Sorry for the late update–a business dinner ran into the evening.

Jay’s comment on the last post combines with offline polling to put the baby dragon theme in a dead heat with the ancient dragon concept. At this early prototype stage those two are mechanically identical, so playing as a dragon it is!

Of course, just over 24 hours into this new prototype you play as a Unity primitive carefully avoiding another Unity primitive. So it goes in the realm of rapid iteration. 😉

A Less Fraught Election

Getting tired of vicious campaigning and elections that might change the fate of the post-war order? Take a break by voting on this low-stakes thesis prototype theme!

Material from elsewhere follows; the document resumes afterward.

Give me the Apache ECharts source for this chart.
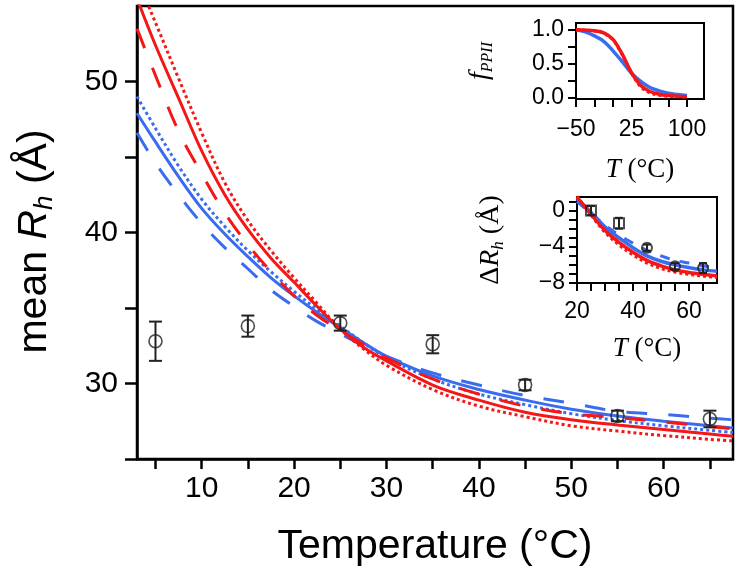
<!DOCTYPE html>
<html><head><meta charset="utf-8">
<script src="https://cdn.jsdelivr.net/npm/echarts@6/dist/echarts.min.js"></script>
<style>html,body{margin:0;padding:0;background:#fff}#c{width:744px;height:576px}</style>
</head><body><div id="c"></div>
<script>
// ---- main panel: fitted curves (Temperature, mean Rh)
const T_fit      = [3, 5, 7.5, 10, 12.5, 15, 17.5, 20, 22.5, 25, 27.5, 30, 35, 40, 45, 50, 55, 60, 65, 67.5];
const redSolid   = [55.5, 52.4, 48.9, 45.4, 42.5, 40.2, 38.3, 36.7, 35.1, 33.6, 32.4, 31.5, 29.9, 28.9, 28.1, 27.6, 27.25, 26.95, 26.65, 26.5];
const redDashed  = [53.5, 50.4, 46.7, 43.9, 41.3, 39.2, 37.4, 35.8, 34.5, 33.5, 32.6, 31.7, 30.3, 29.3, 28.5, 28.0, 27.75, 27.45, 27.15, 27.0];
const redDotted  = [56.8, 53.9, 50.2, 46.6, 43.3, 40.8, 38.8, 37.0, 35.3, 33.6, 32.3, 31.2, 29.6, 28.5, 27.8, 27.2, 26.85, 26.55, 26.3, 26.2];
const blueSolid  = [47.9, 46.0, 43.7, 41.6, 39.9, 38.4, 37.0, 35.8, 34.7, 33.7, 32.7, 31.8, 30.5, 29.6, 28.9, 28.3, 27.85, 27.5, 27.2, 27.05];
const blueDashed = [46.6, 44.6, 42.5, 40.6, 39.0, 37.6, 36.2, 35.1, 34.1, 33.3, 32.5, 31.8, 30.7, 29.9, 29.2, 28.7, 28.15, 27.95, 27.7, 27.6];
const blueDotted = [49.0, 46.9, 44.4, 42.2, 40.4, 38.8, 37.4, 36.1, 34.9, 33.8, 32.7, 31.7, 30.3, 29.3, 28.6, 28.0, 27.55, 27.2, 26.9, 26.75];
// ---- main panel: measured points
const T_data  = [5, 15, 25, 35, 45, 55, 65];
const Rh_mean = [32.8, 33.8, 34.0, 32.6, 29.9, 27.85, 27.65];
const Rh_err  = [1.3, 0.7, 0.5, 0.6, 0.35, 0.35, 0.55];
// ---- main panel ticks
const xTicks  = [5, 10, 15, 20, 25, 30, 35, 40, 45, 50, 55, 60, 65];
const xLabels = [10, 20, 30, 40, 50, 60];
const yTicks  = [25, 30, 35, 40, 45, 50];
const yLabels = [30, 40, 50];
// ---- inset 1: fPPII vs T
const T_pp    = [-50, -37.5, -25, -12.5, 0, 12.5, 25, 37.5, 50, 62.5, 75, 87.5, 100];
const fRed    = [1.0, 0.995, 0.985, 0.955, 0.86, 0.64, 0.37, 0.18, 0.09, 0.05, 0.03, 0.02, 0.015];
const fRedDot = [1.0, 0.995, 0.98, 0.95, 0.85, 0.63, 0.36, 0.16, 0.07, 0.035, 0.02, 0.012, 0.01];
const fBlue   = [1.0, 0.97, 0.91, 0.83, 0.69, 0.53, 0.36, 0.24, 0.15, 0.1, 0.065, 0.045, 0.03];
const in1XTicks = [-50, -25, 0, 25, 50, 75, 100];
const in1XLabels = [-50, 25, 100];
const in1YTicks = [0, 0.25, 0.5, 0.75, 1];
const in1YLabels = [0, 0.5, 1];
// ---- inset 2: delta Rh vs T
const T_d       = [20, 25, 30, 35, 40, 45, 50, 55, 60, 65, 70];
const dRed      = [1.5, -0.4, -2.2, -3.5, -4.6, -5.5, -6.1, -6.55, -6.85, -7.05, -7.2];
const dRedDot   = [1.6, -0.5, -2.4, -3.8, -4.9, -5.8, -6.4, -6.8, -7.05, -7.25, -7.4];
const dBlue     = [1.3, -0.2, -1.8, -3.0, -4.1, -5.0, -5.6, -6.0, -6.3, -6.55, -6.7];
const dBlueDash = [1.0, -0.3, -1.6, -2.7, -3.6, -4.4, -5.0, -5.5, -5.8, -6.1, -6.3];
const T_dd   = [25, 35, 45, 55, 65];
const dMean  = [0.0, -1.4, -4.1, -6.15, -6.35];
const dErr   = [0.5, 0.6, 0.35, 0.35, 0.55];
const dSym   = ['rect', 'rect', 'circle', 'circle', 'circle'];
const in2XTicks = [20, 25, 30, 35, 40, 45, 50, 55, 60, 65];
const in2XLabels = [20, 40, 60];
const in2YTicks = [-8, -7, -6, -5, -4, -3, -2, -1, 0, 1];
const in2YLabels = [-8, -4, 0];

const RED = '#f51616', BLUE = '#3a6cf0', INK = '#222';
const SANS = 'Liberation Sans', SERIF = 'Liberation Serif';
const zip = (xs, ys) => xs.map((x, i) => [x, ys[i]]);
const minus = v => String(v).replace('-', '\u2212');

function line(data, color, type, xi, w) {
  return { type: 'line', xAxisIndex: xi, yAxisIndex: xi, data: data, smooth: 0.35, symbol: 'none',
    clip: true, silent: true, lineStyle: { color: color, width: w || 3, type: type } };
}
function errBars(data, xi, hw) {
  return { type: 'custom', xAxisIndex: xi, yAxisIndex: xi, data: data, silent: true, z: 5,
    renderItem: function (params, api) {
      const x = api.value(0), y = api.value(1), e = api.value(2);
      const top = api.coord([x, y + e]), bot = api.coord([x, y - e]);
      const st = { stroke: INK, lineWidth: 2 };
      return { type: 'group', children: [
        { type: 'line', shape: { x1: top[0], y1: top[1], x2: bot[0], y2: bot[1] }, style: st },
        { type: 'line', shape: { x1: top[0] - hw, y1: top[1], x2: top[0] + hw, y2: top[1] }, style: st },
        { type: 'line', shape: { x1: bot[0] - hw, y1: bot[1], x2: bot[0] + hw, y2: bot[1] }, style: st }
      ]};
    } };
}
function pts(data, xi, size, bw) {
  return { type: 'scatter', xAxisIndex: xi, yAxisIndex: xi, data: data, symbolSize: size,
    silent: true, z: 6, itemStyle: { color: 'rgba(0,0,0,0)', borderColor: INK, borderWidth: bw || 1.6 } };
}
function ax(o) {
  return Object.assign({
    type: 'value', splitLine: { show: false },
    axisLine: { show: true, onZero: false, lineStyle: { color: '#000', width: 2 } },
    nameTextStyle: { color: '#000' }
  }, o);
}
const insetTick = vals => ({ show: true, length: 8, customValues: vals, lineStyle: { color: '#000', width: 2 } });
const insetLab = (vals, fmt, m) => ({ customValues: vals, formatter: fmt, color: '#000', fontFamily: SANS, fontSize: 23, margin: m });
const serifName = (fs, sub) => ({ color: '#000', fontFamily: SERIF, fontSize: fs, lineHeight: fs + 4,
  rich: { i: { fontFamily: SERIF, fontStyle: 'italic', fontSize: fs, lineHeight: fs + 4 },
          s: { fontFamily: SERIF, fontStyle: 'italic', fontSize: sub, lineHeight: sub + 2, verticalAlign: 'bottom' } } });

const chart = echarts.init(document.getElementById('c'), null, { renderer: 'canvas' });
chart.setOption({
  backgroundColor: '#fff',
  animation: false,
  grid: [
    { left: 137, top: 6, width: 596, height: 453, show: true, borderColor: '#000', borderWidth: 2.5, backgroundColor: 'rgba(0,0,0,0)' },
    { left: 576, top: 23, width: 128, height: 76, show: true, borderColor: '#000', borderWidth: 2, backgroundColor: '#fff' },
    { left: 577, top: 197, width: 140, height: 86, show: true, borderColor: '#000', borderWidth: 2, backgroundColor: '#fff' }
  ],
  xAxis: [
    ax({ gridIndex: 0, min: 3, max: 67.5,
      axisLine: { show: true, onZero: false, lineStyle: { color: '#000', width: 2.5 } },
      axisTick: { show: true, length: 10, customValues: xTicks, lineStyle: { color: '#000', width: 2.5 } },
      axisLabel: { customValues: xLabels, color: '#000', fontFamily: SANS, fontSize: 30, margin: 15 },
      name: 'Temperature (°C)', nameLocation: 'middle', nameGap: 67,
      nameTextStyle: { color: '#000', fontFamily: SANS, fontSize: 41 } }),
    ax({ gridIndex: 1, min: -50, max: 123,
      axisTick: insetTick(in1XTicks), axisLabel: insetLab(in1XLabels, minus, 19),
      name: '{i|T} (°C)', nameLocation: 'middle', nameGap: 55, nameTextStyle: serifName(27, 16) }),
    ax({ gridIndex: 2, min: 20, max: 70,
      axisTick: insetTick(in2XTicks), axisLabel: insetLab(in2XLabels, null, 17),
      name: '{i|T} (°C)', nameLocation: 'middle', nameGap: 50, nameTextStyle: serifName(27, 16) })
  ],
  yAxis: [
    ax({ gridIndex: 0, min: 25, max: 55,
      axisLine: { show: true, onZero: false, lineStyle: { color: '#000', width: 2.5 } },
      axisTick: { show: true, length: 12, customValues: yTicks, lineStyle: { color: '#000', width: 2.5 } },
      axisLabel: { customValues: yLabels, color: '#000', fontFamily: SANS, fontSize: 30, margin: 19 },
      name: 'mean {i|R}{s|h} (Å)', nameLocation: 'middle', nameGap: 79,
      nameTextStyle: { color: '#000', fontFamily: SANS, fontSize: 41, lineHeight: 46, padding: [0, 18, 0, 0],
        rich: { i: { fontFamily: SANS, fontStyle: 'italic', fontSize: 41, lineHeight: 46 },
                s: { fontFamily: SANS, fontStyle: 'italic', fontSize: 26, lineHeight: 28, verticalAlign: 'bottom' } } } }),
    ax({ gridIndex: 1, min: -0.02, max: 1.1,
      axisTick: insetTick(in1YTicks), axisLabel: insetLab(in1YLabels, v => v.toFixed(1), 12),
      name: '{i|f}{s|PPII}', nameLocation: 'middle', nameGap: 80, nameTextStyle: serifName(28, 16) }),
    ax({ gridIndex: 2, min: -8, max: 1.5,
      axisTick: insetTick(in2YTicks), axisLabel: insetLab(in2YLabels, minus, 12),
      name: 'Δ{i|R}{s|h} (Å)', nameLocation: 'middle', nameGap: 70, nameTextStyle: serifName(28, 17) })
  ],
  series: [
    line(zip(T_fit, blueDashed), BLUE, [21, 21], 0),
    line(zip(T_fit, blueDotted), BLUE, [3, 3], 0),
    line(zip(T_fit, blueSolid), BLUE, 'solid', 0),
    line(zip(T_fit, redDashed), RED, [21, 21], 0),
    line(zip(T_fit, redDotted), RED, [3, 3], 0),
    line(zip(T_fit, redSolid), RED, 'solid', 0),
    errBars(T_data.map((t, i) => [t, Rh_mean[i], Rh_err[i]]), 0, 6.5),
    Object.assign(pts(zip(T_data, Rh_mean), 0, 13), { symbol: 'circle' }),

    line(zip(T_pp, fBlue), BLUE, 'solid', 1, 3.5),
    line(zip(T_pp, fRed), RED, 'solid', 1, 3.5),
    line(zip(T_pp, fRedDot), RED, [3, 3], 1, 3),

    line(zip(T_d, dBlueDash), BLUE, [10, 10], 2, 3),
    line(zip(T_d, dBlue), BLUE, 'solid', 2, 3.5),
    line(zip(T_d, dRedDot), RED, [3, 3], 2, 3),
    line(zip(T_d, dRed), RED, 'solid', 2, 3.5),
    errBars(T_dd.map((t, i) => [t, dMean[i], dErr[i]]), 2, 4),
    pts(T_dd.map((t, i) => ({ value: [t, dMean[i]], symbol: dSym[i] })), 2, 10, 2)
  ]
});
</script></body></html>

Which of these do you like best?

  1. You are a dragonslaying knight. Unfortunately, you are woefully unprepared. You must dig through the dragon’s hoard for power-ups, while the dragon gets angrier and angrier.
  2. You are a dragon. After thousands of years, you are decidedly bored. You are giving a dragonslaying knight power-ups from your hoard, so that the knight will spur you on to regain your old flying, firebreathing ways.
  3. You are a baby dragon whose parents have decided that it’s time for you to leave the nest. They have asked a local knight to stop by and pretend to chase you so that you’ll learn to fly and breathe fire.

The Latest Round

I would’ve liked to put up the latest thesis concept, but in testing it proved . . . unsatisfactory. As a result, I’ve scrapped it, with a few more lessons learned noted down.

Fortunately, in talking with a recent Game Center graduate I’ve come up with something new that I think has promise. It takes some of the things I’ve discovered about, for example, the “juice” thrill of powering up, and puts them into a context that I expect will be more workable. We’ll see how it goes.